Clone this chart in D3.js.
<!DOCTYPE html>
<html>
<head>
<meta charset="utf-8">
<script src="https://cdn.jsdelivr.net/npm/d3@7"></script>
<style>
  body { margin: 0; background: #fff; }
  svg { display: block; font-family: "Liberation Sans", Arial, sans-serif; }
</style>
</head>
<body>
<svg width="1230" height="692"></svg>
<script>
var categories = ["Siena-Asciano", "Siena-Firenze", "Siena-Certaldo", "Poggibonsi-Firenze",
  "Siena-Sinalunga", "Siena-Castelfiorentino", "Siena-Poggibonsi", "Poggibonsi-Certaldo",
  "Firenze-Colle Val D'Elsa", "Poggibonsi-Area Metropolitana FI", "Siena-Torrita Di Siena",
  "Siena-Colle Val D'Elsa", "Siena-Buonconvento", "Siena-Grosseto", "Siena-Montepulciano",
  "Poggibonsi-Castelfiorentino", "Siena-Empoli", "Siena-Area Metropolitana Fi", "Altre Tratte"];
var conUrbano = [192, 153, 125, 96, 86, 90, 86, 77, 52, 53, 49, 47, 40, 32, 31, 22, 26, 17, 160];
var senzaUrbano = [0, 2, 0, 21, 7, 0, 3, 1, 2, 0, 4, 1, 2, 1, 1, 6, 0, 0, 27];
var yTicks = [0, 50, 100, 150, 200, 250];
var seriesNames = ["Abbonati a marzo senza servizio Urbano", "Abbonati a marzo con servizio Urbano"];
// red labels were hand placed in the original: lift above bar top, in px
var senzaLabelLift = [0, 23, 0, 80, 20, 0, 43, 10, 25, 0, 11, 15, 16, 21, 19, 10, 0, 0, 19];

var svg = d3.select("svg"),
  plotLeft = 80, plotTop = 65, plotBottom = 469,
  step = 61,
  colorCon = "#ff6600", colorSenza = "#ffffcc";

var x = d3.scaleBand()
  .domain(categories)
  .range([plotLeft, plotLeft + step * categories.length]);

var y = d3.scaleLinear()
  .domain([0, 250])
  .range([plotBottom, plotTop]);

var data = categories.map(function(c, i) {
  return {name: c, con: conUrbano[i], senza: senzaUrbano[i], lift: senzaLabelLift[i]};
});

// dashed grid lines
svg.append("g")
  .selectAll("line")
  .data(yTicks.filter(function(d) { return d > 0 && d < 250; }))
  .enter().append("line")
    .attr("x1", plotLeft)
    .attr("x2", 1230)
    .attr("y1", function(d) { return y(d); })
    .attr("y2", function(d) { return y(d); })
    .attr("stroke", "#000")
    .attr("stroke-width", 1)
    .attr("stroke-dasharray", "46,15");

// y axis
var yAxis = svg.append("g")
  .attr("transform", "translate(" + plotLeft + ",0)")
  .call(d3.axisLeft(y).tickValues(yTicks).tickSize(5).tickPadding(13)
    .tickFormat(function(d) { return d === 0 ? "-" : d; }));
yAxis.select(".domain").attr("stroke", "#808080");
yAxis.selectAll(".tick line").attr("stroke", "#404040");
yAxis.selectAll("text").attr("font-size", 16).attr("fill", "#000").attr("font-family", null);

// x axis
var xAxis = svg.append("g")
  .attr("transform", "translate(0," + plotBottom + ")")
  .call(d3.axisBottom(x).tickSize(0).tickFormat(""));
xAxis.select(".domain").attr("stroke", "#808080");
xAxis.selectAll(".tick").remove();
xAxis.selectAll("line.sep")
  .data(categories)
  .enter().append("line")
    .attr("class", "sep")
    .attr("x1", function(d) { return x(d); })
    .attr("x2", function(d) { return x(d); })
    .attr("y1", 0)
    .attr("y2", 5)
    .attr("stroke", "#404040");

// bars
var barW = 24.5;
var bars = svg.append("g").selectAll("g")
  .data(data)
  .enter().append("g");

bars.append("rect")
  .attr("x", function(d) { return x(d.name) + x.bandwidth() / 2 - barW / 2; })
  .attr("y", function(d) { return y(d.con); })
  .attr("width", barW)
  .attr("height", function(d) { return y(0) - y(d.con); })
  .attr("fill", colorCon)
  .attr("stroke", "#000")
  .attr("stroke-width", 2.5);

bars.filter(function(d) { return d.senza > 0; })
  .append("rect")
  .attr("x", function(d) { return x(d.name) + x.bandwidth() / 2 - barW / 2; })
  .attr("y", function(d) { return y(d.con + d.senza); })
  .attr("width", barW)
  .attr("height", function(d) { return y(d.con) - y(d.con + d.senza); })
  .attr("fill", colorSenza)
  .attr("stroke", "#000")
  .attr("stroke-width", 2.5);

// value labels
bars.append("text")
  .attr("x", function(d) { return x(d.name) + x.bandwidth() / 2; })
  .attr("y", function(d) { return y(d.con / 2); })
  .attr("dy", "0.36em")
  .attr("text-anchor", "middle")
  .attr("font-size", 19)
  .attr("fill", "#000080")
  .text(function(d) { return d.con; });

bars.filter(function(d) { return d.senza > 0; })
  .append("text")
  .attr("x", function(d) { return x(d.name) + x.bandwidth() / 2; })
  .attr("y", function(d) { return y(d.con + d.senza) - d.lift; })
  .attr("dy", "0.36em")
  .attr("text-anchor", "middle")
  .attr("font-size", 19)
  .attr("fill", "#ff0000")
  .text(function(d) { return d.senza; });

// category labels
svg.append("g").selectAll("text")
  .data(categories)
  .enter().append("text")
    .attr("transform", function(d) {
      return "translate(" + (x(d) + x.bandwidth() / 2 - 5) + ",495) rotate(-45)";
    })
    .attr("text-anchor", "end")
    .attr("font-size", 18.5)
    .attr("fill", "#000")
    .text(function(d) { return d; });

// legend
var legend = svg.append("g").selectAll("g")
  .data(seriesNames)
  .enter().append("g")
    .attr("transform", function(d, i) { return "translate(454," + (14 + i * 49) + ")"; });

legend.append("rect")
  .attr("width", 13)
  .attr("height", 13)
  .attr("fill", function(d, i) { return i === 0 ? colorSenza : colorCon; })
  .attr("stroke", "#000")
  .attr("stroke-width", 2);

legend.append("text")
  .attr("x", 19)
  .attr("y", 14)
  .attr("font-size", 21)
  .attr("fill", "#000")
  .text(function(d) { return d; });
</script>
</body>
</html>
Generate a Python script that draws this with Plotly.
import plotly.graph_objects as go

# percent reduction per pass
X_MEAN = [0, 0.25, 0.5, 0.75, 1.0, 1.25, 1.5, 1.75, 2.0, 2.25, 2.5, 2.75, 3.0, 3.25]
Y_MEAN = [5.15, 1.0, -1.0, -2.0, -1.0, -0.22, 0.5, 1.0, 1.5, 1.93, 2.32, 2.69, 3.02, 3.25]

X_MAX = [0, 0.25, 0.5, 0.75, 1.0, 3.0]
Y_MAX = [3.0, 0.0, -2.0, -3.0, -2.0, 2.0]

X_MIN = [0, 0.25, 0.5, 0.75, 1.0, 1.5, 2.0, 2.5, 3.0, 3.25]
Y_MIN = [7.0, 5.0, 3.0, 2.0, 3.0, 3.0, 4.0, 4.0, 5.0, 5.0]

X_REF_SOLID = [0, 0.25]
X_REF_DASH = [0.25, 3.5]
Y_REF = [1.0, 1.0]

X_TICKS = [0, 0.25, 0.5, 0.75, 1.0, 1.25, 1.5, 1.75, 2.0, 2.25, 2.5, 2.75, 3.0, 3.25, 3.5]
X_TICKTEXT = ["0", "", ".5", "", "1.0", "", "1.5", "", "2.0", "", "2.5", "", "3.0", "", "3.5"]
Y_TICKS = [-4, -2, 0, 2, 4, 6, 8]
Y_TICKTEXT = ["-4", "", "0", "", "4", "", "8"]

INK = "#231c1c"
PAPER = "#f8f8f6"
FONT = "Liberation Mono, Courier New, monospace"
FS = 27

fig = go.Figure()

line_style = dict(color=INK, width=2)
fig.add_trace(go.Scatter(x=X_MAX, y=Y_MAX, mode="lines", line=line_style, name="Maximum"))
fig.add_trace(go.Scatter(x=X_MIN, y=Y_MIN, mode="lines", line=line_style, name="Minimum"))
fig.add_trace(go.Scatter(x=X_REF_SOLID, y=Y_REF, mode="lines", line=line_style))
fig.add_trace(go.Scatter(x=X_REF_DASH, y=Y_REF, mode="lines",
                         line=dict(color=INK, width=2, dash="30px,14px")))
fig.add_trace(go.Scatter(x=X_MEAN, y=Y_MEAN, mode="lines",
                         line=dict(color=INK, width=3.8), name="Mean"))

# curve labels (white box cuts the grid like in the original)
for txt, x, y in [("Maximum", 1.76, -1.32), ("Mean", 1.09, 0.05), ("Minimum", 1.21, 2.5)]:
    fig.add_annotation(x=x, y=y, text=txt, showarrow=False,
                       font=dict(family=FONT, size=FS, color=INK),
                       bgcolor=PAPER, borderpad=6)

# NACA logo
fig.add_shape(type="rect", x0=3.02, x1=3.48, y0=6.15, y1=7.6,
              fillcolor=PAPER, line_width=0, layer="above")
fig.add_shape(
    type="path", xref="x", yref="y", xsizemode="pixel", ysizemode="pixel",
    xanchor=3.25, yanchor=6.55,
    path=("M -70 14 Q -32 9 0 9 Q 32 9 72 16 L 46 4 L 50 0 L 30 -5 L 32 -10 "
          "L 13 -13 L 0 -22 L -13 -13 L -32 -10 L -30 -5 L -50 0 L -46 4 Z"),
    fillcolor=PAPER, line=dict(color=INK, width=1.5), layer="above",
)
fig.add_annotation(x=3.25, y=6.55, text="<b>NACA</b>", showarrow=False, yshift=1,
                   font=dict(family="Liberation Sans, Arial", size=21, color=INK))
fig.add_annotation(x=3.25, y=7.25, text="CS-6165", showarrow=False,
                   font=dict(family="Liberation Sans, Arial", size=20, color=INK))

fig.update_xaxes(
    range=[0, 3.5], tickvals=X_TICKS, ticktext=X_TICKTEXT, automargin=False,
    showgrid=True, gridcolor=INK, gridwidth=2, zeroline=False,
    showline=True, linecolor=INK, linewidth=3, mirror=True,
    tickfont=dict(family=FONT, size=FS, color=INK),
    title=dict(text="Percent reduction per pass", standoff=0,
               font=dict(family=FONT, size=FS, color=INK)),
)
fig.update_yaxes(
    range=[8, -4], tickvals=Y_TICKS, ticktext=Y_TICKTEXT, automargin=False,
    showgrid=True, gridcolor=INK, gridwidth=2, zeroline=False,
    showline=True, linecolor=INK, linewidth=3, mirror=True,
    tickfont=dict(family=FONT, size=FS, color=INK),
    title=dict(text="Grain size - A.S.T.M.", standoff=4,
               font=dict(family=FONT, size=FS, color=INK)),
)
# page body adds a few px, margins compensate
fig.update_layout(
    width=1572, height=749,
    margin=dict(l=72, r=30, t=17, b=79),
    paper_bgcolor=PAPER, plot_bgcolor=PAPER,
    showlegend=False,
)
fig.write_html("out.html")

+ + +

Given request ▸ Return every line in the listing that contains the word "script".

Correct response ▸
<script src="https://cdn.jsdelivr.net/npm/d3@7"></script>
<script>
</script>
Generate a Python script that draws this with Plotly.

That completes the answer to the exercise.